Requirements: Repeat the data word for word. Do not include the pictures.

----

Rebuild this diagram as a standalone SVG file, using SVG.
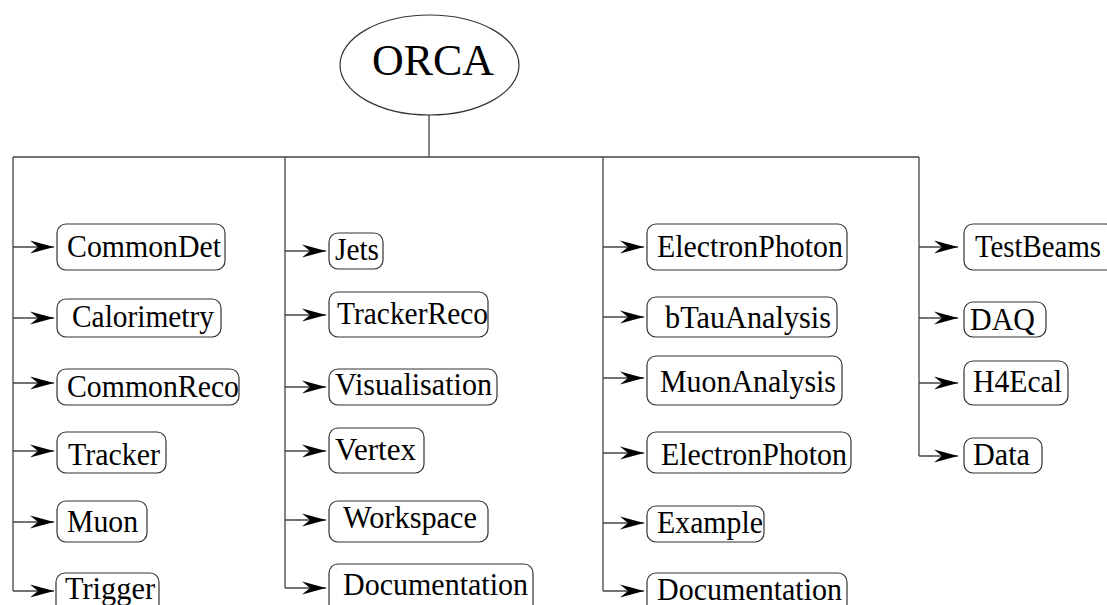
<svg xmlns="http://www.w3.org/2000/svg" width="1107" height="605" viewBox="0 0 1107 605">
<style>
.box{fill:#fff;stroke:#333;stroke-width:1.2}
.lbl{font-family:"Liberation Serif","Times New Roman",serif;font-size:32px;fill:#000}
.ln{stroke:#444;stroke-width:1.3;fill:none}
.ar{stroke:#444;stroke-width:1.3;fill:none;marker-end:url(#ah)}
</style>
<defs>
<marker id="ah" viewBox="0 0 24 14" refX="24" refY="7" markerWidth="24" markerHeight="14" markerUnits="userSpaceOnUse" orient="auto">
<path d="M0,0.5 L24,7 L0,13.5 L8,7 Z" fill="#000"/>
</marker>
</defs>
<rect width="1107" height="605" fill="#fff"/>
<g id="connectors">
<path class="ln" d="M429,115 V157 M13,157 H919"/>
<path class="ln" d="M13,157 V591 M285,157 V588 M603,157 V591 M919,157 V456"/>
<path class="ar" d="M13,247 H54"/>
<path class="ar" d="M13,318 H54"/>
<path class="ar" d="M13,383 H54"/>
<path class="ar" d="M13,451 H54"/>
<path class="ar" d="M13,522 H54"/>
<path class="ar" d="M13,591 H54"/>
<path class="ar" d="M285,251 H326"/>
<path class="ar" d="M285,315 H326"/>
<path class="ar" d="M285,387 H326"/>
<path class="ar" d="M285,451 H326"/>
<path class="ar" d="M285,520 H326"/>
<path class="ar" d="M285,588 H326"/>
<path class="ar" d="M603,247 H644"/>
<path class="ar" d="M603,317 H644"/>
<path class="ar" d="M603,378 H644"/>
<path class="ar" d="M603,453 H644"/>
<path class="ar" d="M603,523 H644"/>
<path class="ar" d="M603,591 H644"/>
<path class="ar" d="M919,247 H958"/>
<path class="ar" d="M919,318 H958"/>
<path class="ar" d="M919,383 H958"/>
<path class="ar" d="M919,456 H958"/>
</g>
<g id="orca"><ellipse cx="429.5" cy="65" rx="89.5" ry="50" fill="#fff" stroke="#333" stroke-width="1.2"/><text x="433" y="75" text-anchor="middle" font-family="'Liberation Serif','Times New Roman',serif" font-size="45" textLength="122" lengthAdjust="spacingAndGlyphs">ORCA</text></g>
<g id="commondet"><rect class="box" x="57" y="224" width="168" height="46" rx="9"/><text class="lbl" x="67" y="257" textLength="154" lengthAdjust="spacingAndGlyphs">CommonDet</text></g>
<g id="calorimetry"><rect class="box" x="57" y="299" width="164" height="38" rx="9"/><text class="lbl" x="72" y="327" textLength="142" lengthAdjust="spacingAndGlyphs">Calorimetry</text></g>
<g id="commonreco"><rect class="box" x="57" y="369" width="182" height="36" rx="9"/><text class="lbl" x="67" y="397" textLength="172" lengthAdjust="spacingAndGlyphs">CommonReco</text></g>
<g id="tracker"><rect class="box" x="57" y="432" width="109" height="41" rx="9"/><text class="lbl" x="68" y="465" textLength="92" lengthAdjust="spacingAndGlyphs">Tracker</text></g>
<g id="muon"><rect class="box" x="57" y="501" width="90" height="41" rx="9"/><text class="lbl" x="67" y="532" textLength="71" lengthAdjust="spacingAndGlyphs">Muon</text></g>
<g id="trigger"><rect class="box" x="56" y="573" width="103" height="45" rx="9"/><text class="lbl" x="65" y="599" textLength="90" lengthAdjust="spacingAndGlyphs">Trigger</text></g>
<g id="jets"><rect class="box" x="329" y="233" width="54" height="36" rx="9"/><text class="lbl" x="335" y="260" textLength="44" lengthAdjust="spacingAndGlyphs">Jets</text></g>
<g id="trackerreco"><rect class="box" x="329" y="292" width="159" height="45" rx="9"/><text class="lbl" x="337" y="324" textLength="151" lengthAdjust="spacingAndGlyphs">TrackerReco</text></g>
<g id="visualisation"><rect class="box" x="329" y="369" width="168" height="36" rx="9"/><text class="lbl" x="335" y="395" textLength="157" lengthAdjust="spacingAndGlyphs">Visualisation</text></g>
<g id="vertex"><rect class="box" x="329" y="428" width="95" height="45" rx="9"/><text class="lbl" x="335" y="460" textLength="81" lengthAdjust="spacingAndGlyphs">Vertex</text></g>
<g id="workspace"><rect class="box" x="329" y="501" width="159" height="41" rx="9"/><text class="lbl" x="343" y="528" textLength="134" lengthAdjust="spacingAndGlyphs">Workspace</text></g>
<g id="documentation1"><rect class="box" x="329" y="564" width="204" height="50" rx="9"/><text class="lbl" x="343" y="595" textLength="185" lengthAdjust="spacingAndGlyphs">Documentation</text></g>
<g id="electronphoton1"><rect class="box" x="647" y="224" width="200" height="46" rx="9"/><text class="lbl" x="657" y="257" textLength="186" lengthAdjust="spacingAndGlyphs">ElectronPhoton</text></g>
<g id="btauanalysis"><rect class="box" x="647" y="297" width="190" height="40" rx="9"/><text class="lbl" x="665" y="328" textLength="166" lengthAdjust="spacingAndGlyphs">bTauAnalysis</text></g>
<g id="muonanalysis"><rect class="box" x="647" y="356" width="195" height="49" rx="9"/><text class="lbl" x="660" y="392" textLength="176" lengthAdjust="spacingAndGlyphs">MuonAnalysis</text></g>
<g id="electronphoton2"><rect class="box" x="647" y="432" width="204" height="41" rx="9"/><text class="lbl" x="661" y="465" textLength="186" lengthAdjust="spacingAndGlyphs">ElectronPhoton</text></g>
<g id="example"><rect class="box" x="647" y="506" width="117" height="36" rx="9"/><text class="lbl" x="657" y="533" textLength="106" lengthAdjust="spacingAndGlyphs">Example</text></g>
<g id="documentation2"><rect class="box" x="647" y="573" width="200" height="45" rx="9"/><text class="lbl" x="657" y="600" textLength="185" lengthAdjust="spacingAndGlyphs">Documentation</text></g>
<g id="testbeams"><rect class="box" x="964" y="224" width="151" height="46" rx="9"/><text class="lbl" x="975" y="257" textLength="126" lengthAdjust="spacingAndGlyphs">TestBeams</text></g>
<g id="daq"><rect class="box" x="964" y="302" width="82" height="35" rx="9"/><text class="lbl" x="970" y="330" textLength="65" lengthAdjust="spacingAndGlyphs">DAQ</text></g>
<g id="h4ecal"><rect class="box" x="964" y="361" width="104" height="44" rx="9"/><text class="lbl" x="973" y="392" textLength="89" lengthAdjust="spacingAndGlyphs">H4Ecal</text></g>
<g id="data"><rect class="box" x="964" y="438" width="78" height="35" rx="9"/><text class="lbl" x="973" y="465" textLength="57" lengthAdjust="spacingAndGlyphs">Data</text></g>
</svg>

----

Response to the exercise:
Rebuild this diagram as a standalone SVG file, using SVG.
<svg xmlns="http://www.w3.org/2000/svg" width="1107" height="605" viewBox="0 0 1107 605">
<style>
.box{fill:#fff;stroke:#333;stroke-width:1.2}
.lbl{font-family:"Liberation Serif","Times New Roman",serif;font-size:32px;fill:#000}
.ln{stroke:#444;stroke-width:1.3;fill:none}
.ar{stroke:#444;stroke-width:1.3;fill:none;marker-end:url(#ah)}
</style>
<defs>
<marker id="ah" viewBox="0 0 24 14" refX="24" refY="7" markerWidth="24" markerHeight="14" markerUnits="userSpaceOnUse" orient="auto">
<path d="M0,0.5 L24,7 L0,13.5 L8,7 Z" fill="#000"/>
</marker>
</defs>
<rect width="1107" height="605" fill="#fff"/>
<g id="connectors">
<path class="ln" d="M429,115 V157 M13,157 H919"/>
<path class="ln" d="M13,157 V591 M285,157 V588 M603,157 V591 M919,157 V456"/>
<path class="ar" d="M13,247 H54"/>
<path class="ar" d="M13,318 H54"/>
<path class="ar" d="M13,383 H54"/>
<path class="ar" d="M13,451 H54"/>
<path class="ar" d="M13,522 H54"/>
<path class="ar" d="M13,591 H54"/>
<path class="ar" d="M285,251 H326"/>
<path class="ar" d="M285,315 H326"/>
<path class="ar" d="M285,387 H326"/>
<path class="ar" d="M285,451 H326"/>
<path class="ar" d="M285,520 H326"/>
<path class="ar" d="M285,588 H326"/>
<path class="ar" d="M603,247 H644"/>
<path class="ar" d="M603,317 H644"/>
<path class="ar" d="M603,378 H644"/>
<path class="ar" d="M603,453 H644"/>
<path class="ar" d="M603,523 H644"/>
<path class="ar" d="M603,591 H644"/>
<path class="ar" d="M919,247 H958"/>
<path class="ar" d="M919,318 H958"/>
<path class="ar" d="M919,383 H958"/>
<path class="ar" d="M919,456 H958"/>
</g>
<g id="orca"><ellipse cx="429.5" cy="65" rx="89.5" ry="50" fill="#fff" stroke="#333" stroke-width="1.2"/><text x="433" y="75" text-anchor="middle" font-family="'Liberation Serif','Times New Roman',serif" font-size="45" textLength="122" lengthAdjust="spacingAndGlyphs">ORCA</text></g>
<g id="commondet"><rect class="box" x="57" y="224" width="168" height="46" rx="9"/><text class="lbl" x="67" y="257" textLength="154" lengthAdjust="spacingAndGlyphs">CommonDet</text></g>
<g id="calorimetry"><rect class="box" x="57" y="299" width="164" height="38" rx="9"/><text class="lbl" x="72" y="327" textLength="142" lengthAdjust="spacingAndGlyphs">Calorimetry</text></g>
<g id="commonreco"><rect class="box" x="57" y="369" width="182" height="36" rx="9"/><text class="lbl" x="67" y="397" textLength="172" lengthAdjust="spacingAndGlyphs">CommonReco</text></g>
<g id="tracker"><rect class="box" x="57" y="432" width="109" height="41" rx="9"/><text class="lbl" x="68" y="465" textLength="92" lengthAdjust="spacingAndGlyphs">Tracker</text></g>
<g id="muon"><rect class="box" x="57" y="501" width="90" height="41" rx="9"/><text class="lbl" x="67" y="532" textLength="71" lengthAdjust="spacingAndGlyphs">Muon</text></g>
<g id="trigger"><rect class="box" x="56" y="573" width="103" height="45" rx="9"/><text class="lbl" x="65" y="599" textLength="90" lengthAdjust="spacingAndGlyphs">Trigger</text></g>
<g id="jets"><rect class="box" x="329" y="233" width="54" height="36" rx="9"/><text class="lbl" x="335" y="260" textLength="44" lengthAdjust="spacingAndGlyphs">Jets</text></g>
<g id="trackerreco"><rect class="box" x="329" y="292" width="159" height="45" rx="9"/><text class="lbl" x="337" y="324" textLength="151" lengthAdjust="spacingAndGlyphs">TrackerReco</text></g>
<g id="visualisation"><rect class="box" x="329" y="369" width="168" height="36" rx="9"/><text class="lbl" x="335" y="395" textLength="157" lengthAdjust="spacingAndGlyphs">Visualisation</text></g>
<g id="vertex"><rect class="box" x="329" y="428" width="95" height="45" rx="9"/><text class="lbl" x="335" y="460" textLength="81" lengthAdjust="spacingAndGlyphs">Vertex</text></g>
<g id="workspace"><rect class="box" x="329" y="501" width="159" height="41" rx="9"/><text class="lbl" x="343" y="528" textLength="134" lengthAdjust="spacingAndGlyphs">Workspace</text></g>
<g id="documentation1"><rect class="box" x="329" y="564" width="204" height="50" rx="9"/><text class="lbl" x="343" y="595" textLength="185" lengthAdjust="spacingAndGlyphs">Documentation</text></g>
<g id="electronphoton1"><rect class="box" x="647" y="224" width="200" height="46" rx="9"/><text class="lbl" x="657" y="257" textLength="186" lengthAdjust="spacingAndGlyphs">ElectronPhoton</text></g>
<g id="btauanalysis"><rect class="box" x="647" y="297" width="190" height="40" rx="9"/><text class="lbl" x="665" y="328" textLength="166" lengthAdjust="spacingAndGlyphs">bTauAnalysis</text></g>
<g id="muonanalysis"><rect class="box" x="647" y="356" width="195" height="49" rx="9"/><text class="lbl" x="660" y="392" textLength="176" lengthAdjust="spacingAndGlyphs">MuonAnalysis</text></g>
<g id="electronphoton2"><rect class="box" x="647" y="432" width="204" height="41" rx="9"/><text class="lbl" x="661" y="465" textLength="186" lengthAdjust="spacingAndGlyphs">ElectronPhoton</text></g>
<g id="example"><rect class="box" x="647" y="506" width="117" height="36" rx="9"/><text class="lbl" x="657" y="533" textLength="106" lengthAdjust="spacingAndGlyphs">Example</text></g>
<g id="documentation2"><rect class="box" x="647" y="573" width="200" height="45" rx="9"/><text class="lbl" x="657" y="600" textLength="185" lengthAdjust="spacingAndGlyphs">Documentation</text></g>
<g id="testbeams"><rect class="box" x="964" y="224" width="151" height="46" rx="9"/><text class="lbl" x="975" y="257" textLength="126" lengthAdjust="spacingAndGlyphs">TestBeams</text></g>
<g id="daq"><rect class="box" x="964" y="302" width="82" height="35" rx="9"/><text class="lbl" x="970" y="330" textLength="65" lengthAdjust="spacingAndGlyphs">DAQ</text></g>
<g id="h4ecal"><rect class="box" x="964" y="361" width="104" height="44" rx="9"/><text class="lbl" x="973" y="392" textLength="89" lengthAdjust="spacingAndGlyphs">H4Ecal</text></g>
<g id="data"><rect class="box" x="964" y="438" width="78" height="35" rx="9"/><text class="lbl" x="973" y="465" textLength="57" lengthAdjust="spacingAndGlyphs">Data</text></g>
</svg>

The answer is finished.